Lot 76

Playfair, William Henry (1790-1857)
Set of original architectural designs for Barmore, Argyll











Auction: 16 June 2026 from 10:00 BST
Description
1837-9. Approx. 80 sheets in total, pen and ink on wove paper, many with additional watercolour, all signed ‘W H Playfair archt' and dated, all with manuscript captions and annotations, the sheets of various dimensions (mainly approx. 35 x 50cm to 60 x 90cm or inverse, but several sheets up to approx. 145 x 35cm or similar), containing both full-size and scale designs (in many cases multiple drawings to a sheet), depicting plans, elevations and sections for ornamental and structural features (internal and external), including staircases, windows, ceilings, bookcases, chimneypieces, mouldings, finials (including cannon motifs), battlements, gables, gates, and similar, with the relevant room (e.g. library, business room) identified, and several full or partial floor plans, e.g. ‘Plan and section of library showing recesses for bookcases and sliding doors’ and ’Proposed arrangement of water closets in offices'
Footnote
An extensive and important set of original designs by the architect more responsible than any other for the enduring neoclassical beauty of Edinburgh's urban fabric and its claim to be the Athens of the north: his series of six masterpieces executed over a period of 40 years, namely the Old College, the observatory and National Monument on Calton Hill, the Royal Institution (now the Royal Scottish Academy), the National Gallery, and the Royal College of Surgeons, are inseparable from the city's character and identity.
These drawings relate to one of a sequence of successful projects along Scottish revivalist lines which Playfair undertook between 1830 and 1845. They are unusual insofar as Playfair worked principally in Edinburgh and its vicinity. The client was Argyll landowner John Campbell (1788-1857), who subsequently named the building Stonefield.

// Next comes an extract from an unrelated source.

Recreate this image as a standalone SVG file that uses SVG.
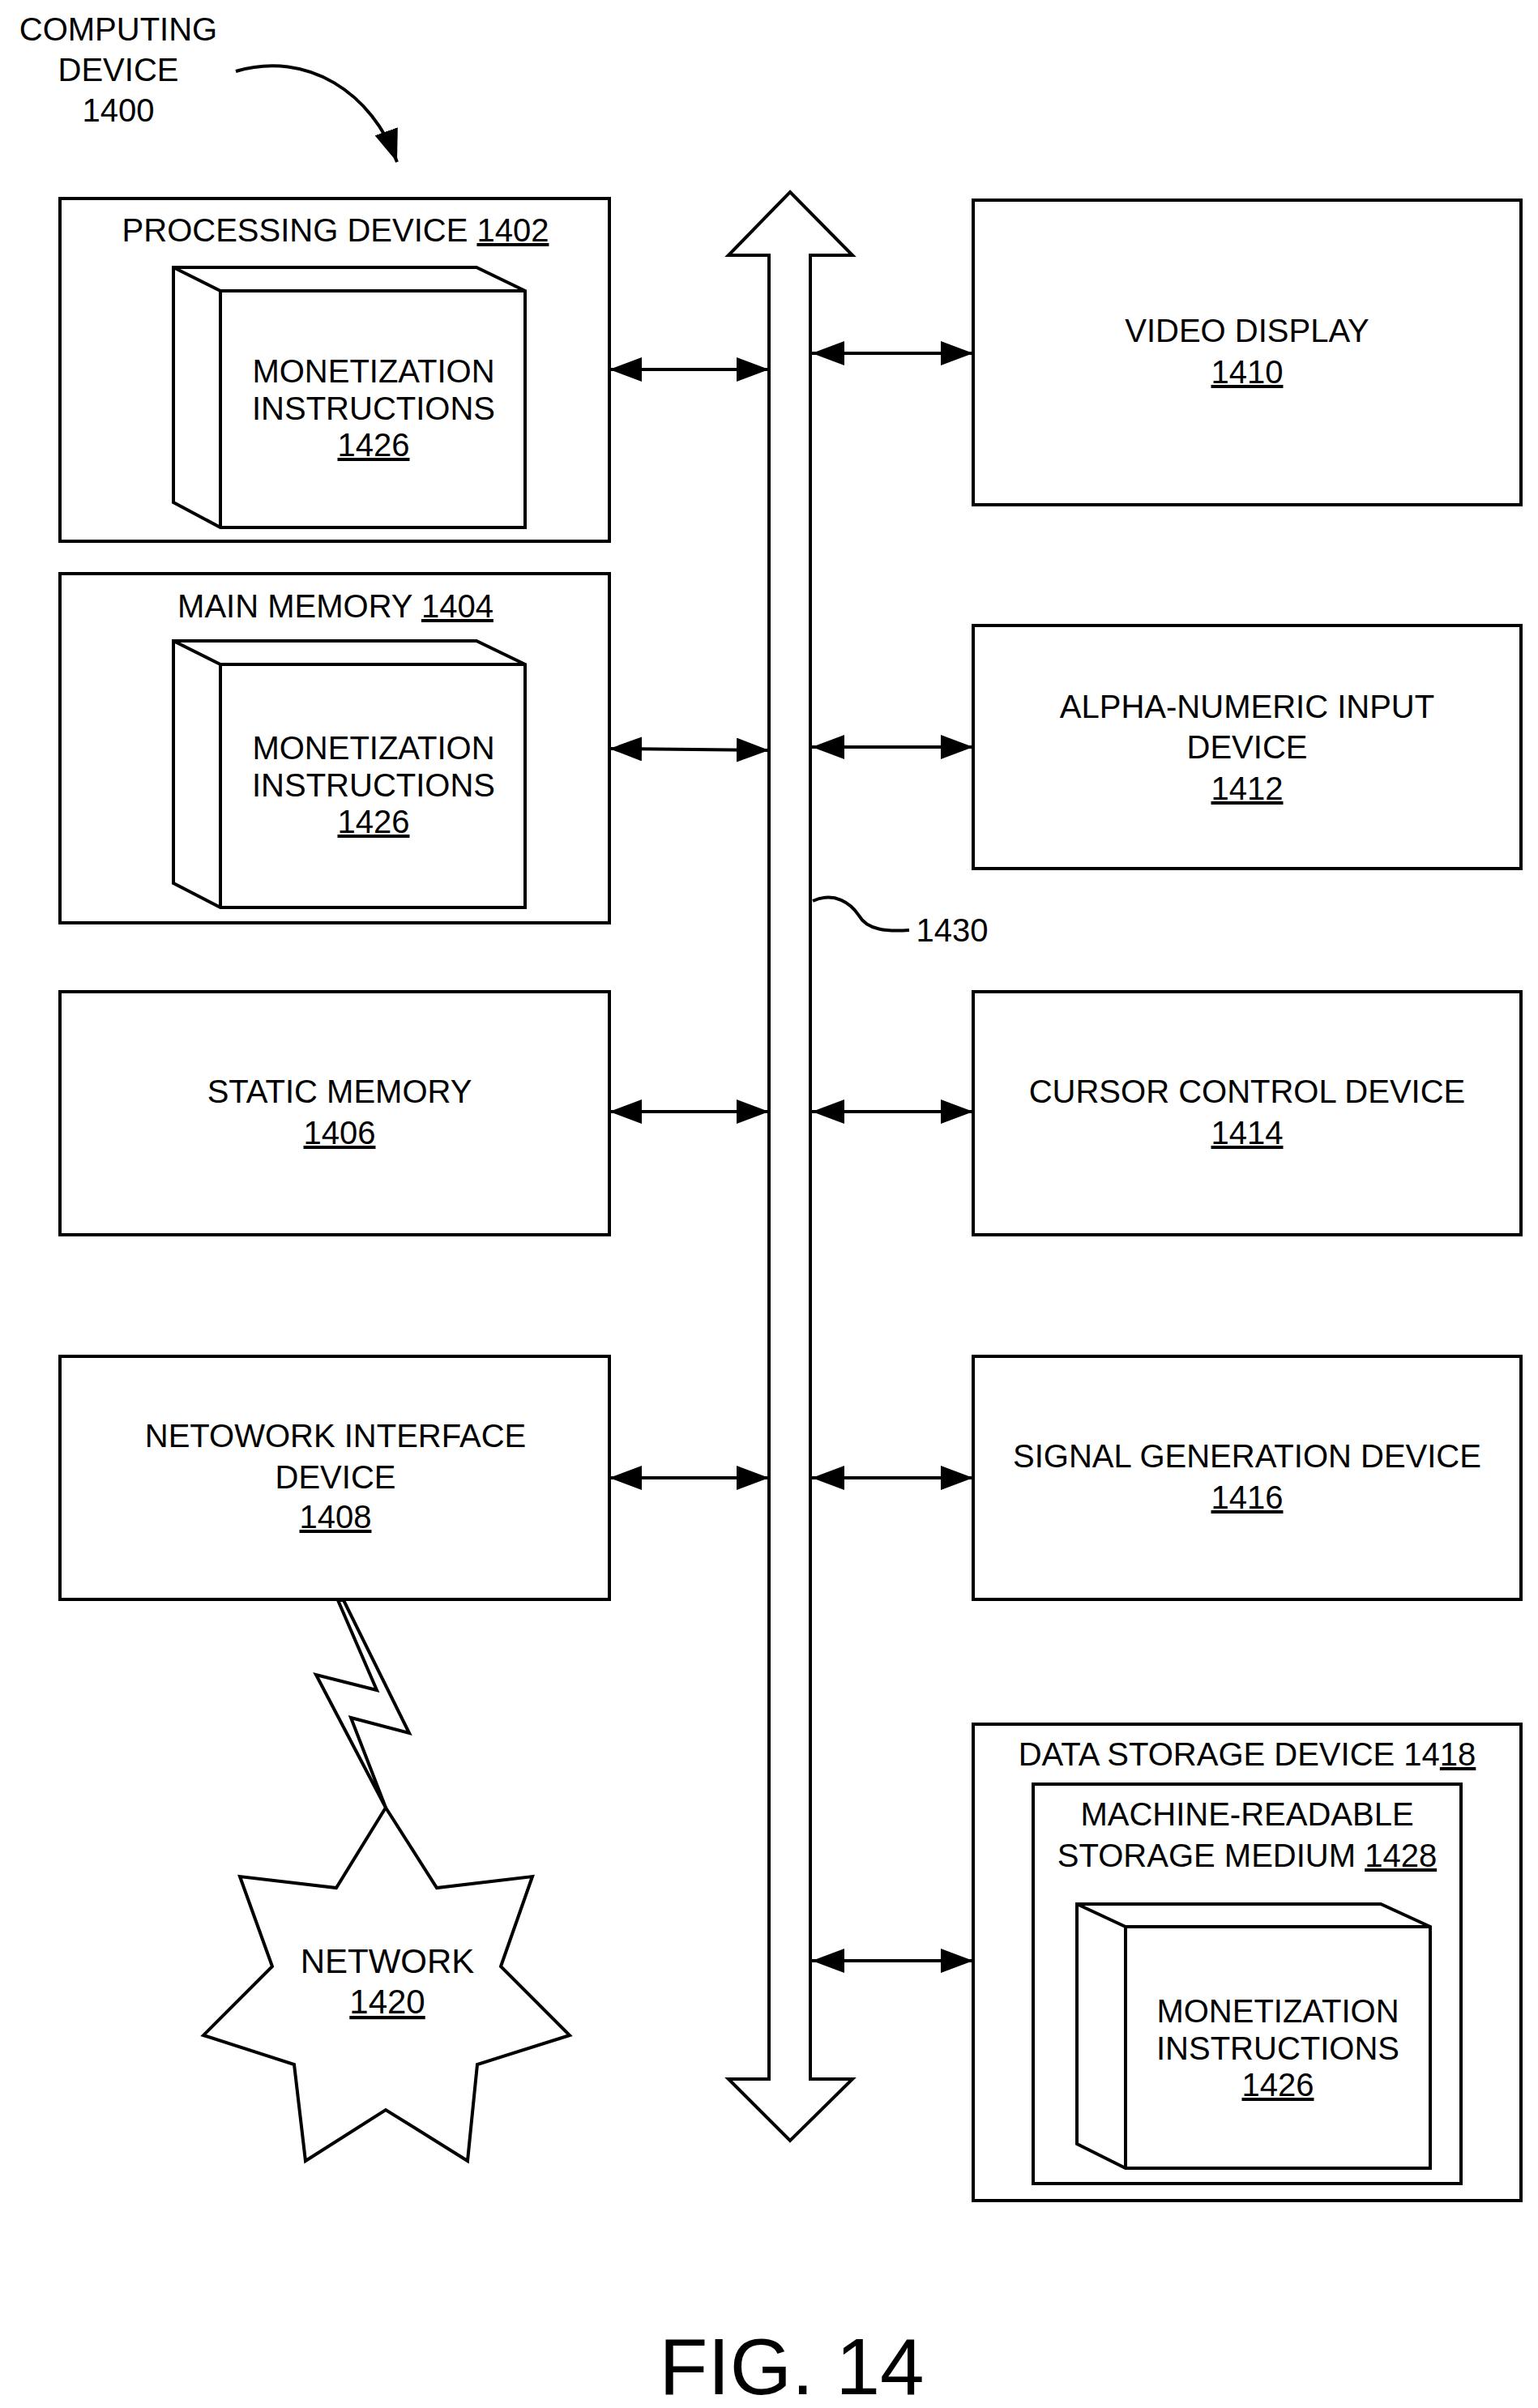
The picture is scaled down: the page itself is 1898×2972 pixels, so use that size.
<svg xmlns="http://www.w3.org/2000/svg" width="1898" height="2972" viewBox="0 0 1898 2972">
<style>
.b{fill:#fff;stroke:#000;stroke-width:4}
.l{fill:none;stroke:#000;stroke-width:4}
text{font-family:"Liberation Sans",Arial,sans-serif;font-size:40px;fill:#000;text-anchor:middle}
.u{text-decoration:underline}
</style>
<defs>
<marker id="ah" viewBox="0 0 40 30" refX="40" refY="15" markerWidth="40" markerHeight="30" markerUnits="userSpaceOnUse" orient="auto-start-reverse">
<path d="M0,0 L40,15 L0,30 Z" fill="#000"/>
</marker>
</defs>
<rect width="1898" height="2972" fill="#fff"/>
<g id="title">
<text x="146" y="50">COMPUTING</text>
<text x="146" y="100">DEVICE</text>
<text x="146" y="150">1400</text>
<path class="l" d="M291,88 C380,62 460,115 490,200" marker-end="url(#ah)"/>
</g>
<g id="bus">
<polygon class="b" points="975,237 1052,315 1000,315 1000,2566 1052,2566 975,2642 899,2566 949,2566 949,315 899,315"/>
<path class="l" d="M1003,1112 C1030,1100 1050,1115 1060,1130 C1070,1148 1095,1150 1122,1148"/>
<text x="1175" y="1162">1430</text>
</g>
<g id="n1402">
<rect class="b" x="74" y="245" width="678" height="423"/>
<text x="414" y="298">PROCESSING DEVICE <tspan class="u">1402</tspan></text>
<path class="b" d="M214,330 L588,330 L648,359 L648,651 L272,651 L214,620 Z"/>
<path class="l" d="M214,330 L272,359 L648,359 M272,359 L272,651"/>
<text x="461" y="472">MONETIZATION</text>
<text x="461" y="518">INSTRUCTIONS</text>
<text x="461" y="563" class="u">1426</text>
</g>
<g id="n1404">
<rect class="b" x="74" y="708" width="678" height="431"/>
<text x="414" y="762">MAIN MEMORY <tspan class="u">1404</tspan></text>
<path class="b" d="M214,791 L588,791 L648,820 L648,1120 L272,1120 L214,1090 Z"/>
<path class="l" d="M214,791 L272,820 L648,820 M272,820 L272,1120"/>
<text x="461" y="937">MONETIZATION</text>
<text x="461" y="983">INSTRUCTIONS</text>
<text x="461" y="1028" class="u">1426</text>
</g>
<g id="n1406">
<rect class="b" x="74" y="1224" width="678" height="300"/>
<text x="419" y="1361">STATIC MEMORY</text>
<text x="419" y="1412" class="u">1406</text>
</g>
<g id="n1408">
<rect class="b" x="74" y="1674" width="678" height="300"/>
<text x="414" y="1786">NETOWORK INTERFACE</text>
<text x="414" y="1837">DEVICE</text>
<text x="414" y="1886" class="u">1408</text>
</g>
<g id="n1410">
<rect class="b" x="1201" y="247" width="676" height="376"/>
<text x="1539" y="422">VIDEO DISPLAY</text>
<text x="1539" y="473" class="u">1410</text>
</g>
<g id="n1412">
<rect class="b" x="1201" y="772" width="676" height="300"/>
<text x="1539" y="886">ALPHA-NUMERIC INPUT</text>
<text x="1539" y="936">DEVICE</text>
<text x="1539" y="987" class="u">1412</text>
</g>
<g id="n1414">
<rect class="b" x="1201" y="1224" width="676" height="300"/>
<text x="1539" y="1361">CURSOR CONTROL DEVICE</text>
<text x="1539" y="1412" class="u">1414</text>
</g>
<g id="n1416">
<rect class="b" x="1201" y="1674" width="676" height="300"/>
<text x="1539" y="1811">SIGNAL GENERATION DEVICE</text>
<text x="1539" y="1862" class="u">1416</text>
</g>
<g id="n1418">
<rect class="b" x="1201" y="2128" width="676" height="588"/>
<text x="1539" y="2179">DATA STORAGE DEVICE 14<tspan class="u">18</tspan></text>
<rect class="b" x="1275" y="2202" width="528" height="493"/>
<text x="1539" y="2253">MACHINE-READABLE</text>
<text x="1539" y="2304">STORAGE MEDIUM <tspan class="u">1428</tspan></text>
<path class="b" d="M1329,2350 L1704,2350 L1765,2378 L1765,2676 L1389,2676 L1329,2646 Z"/>
<path class="l" d="M1329,2350 L1389,2378 L1765,2378 M1389,2378 L1389,2676"/>
<text x="1577" y="2496">MONETIZATION</text>
<text x="1577" y="2542">INSTRUCTIONS</text>
<text x="1577" y="2587" class="u">1426</text>
</g>
<g id="n1420">
<polygon class="b" points="476,2231 539,2330 657,2316 618,2427 703,2512 589,2548 577,2667 476,2604 377,2667 363,2548 251,2512 336,2427 296,2316 415,2330"/>
<text x="478" y="2435" style="font-size:42px">NETWORK</text>
<text x="478" y="2485" class="u" style="font-size:42px">1420</text>
</g>
<g id="connectors">
<line class="l" x1="752" y1="456" x2="949" y2="456" marker-start="url(#ah)" marker-end="url(#ah)"/>
<line class="l" x1="752" y1="924" x2="949" y2="926" marker-start="url(#ah)" marker-end="url(#ah)"/>
<line class="l" x1="752" y1="1372" x2="949" y2="1372" marker-start="url(#ah)" marker-end="url(#ah)"/>
<line class="l" x1="752" y1="1824" x2="949" y2="1824" marker-start="url(#ah)" marker-end="url(#ah)"/>
<line class="l" x1="1002" y1="436" x2="1201" y2="436" marker-start="url(#ah)" marker-end="url(#ah)"/>
<line class="l" x1="1002" y1="922" x2="1201" y2="922" marker-start="url(#ah)" marker-end="url(#ah)"/>
<line class="l" x1="1002" y1="1372" x2="1201" y2="1372" marker-start="url(#ah)" marker-end="url(#ah)"/>
<line class="l" x1="1002" y1="1824" x2="1201" y2="1824" marker-start="url(#ah)" marker-end="url(#ah)"/>
<line class="l" x1="1002" y1="2420" x2="1201" y2="2420" marker-start="url(#ah)" marker-end="url(#ah)"/>
<polygon class="b" points="417,1975 465,2086 390,2067 476,2231 433,2120 505,2139 424,1975"/>
</g>
<text x="977" y="2955" style="font-size:98px">FIG. 14</text>
</svg>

Historic Environment Scotland describes it as ‘an L-shaped, two storey building with crowsteps, crenellated tower and turrets with conical roofs and fine interiors’. The detail and quality of the designs are documentary evidence of Playfair's exacting methods, as evoked by his modern biographer:
'Playfair's office was meticulously run. Each project had a serially numbered set of drawings, in which virtually no latitude was allowed to builder or craftsman: steps, chimneypieces, dados, cornices, and skirtings were alike detailed with as precise measurements as the principal parts of the building. Compared with his contemporaries, Playfair appears to have produced an extraordinary number of drawings for each project: he maintained absolute control of the design through some very rough, large-scaled initial pencil sketches of, say carvings, followed by the necessary plans, elevations, and sections, very few stupendous worked-up elevations or perspectives, and countless sheets of smallish hard-edged details on stiff yellow paper. When Playfair visited a site he scrutinized the work carefully, issuing letters of dismay to the builders about bad building practice, insufficient labour on site, or deviation from specification in the workmanship of drains. They must have dreaded his visits' (Charles McKean in ODNB).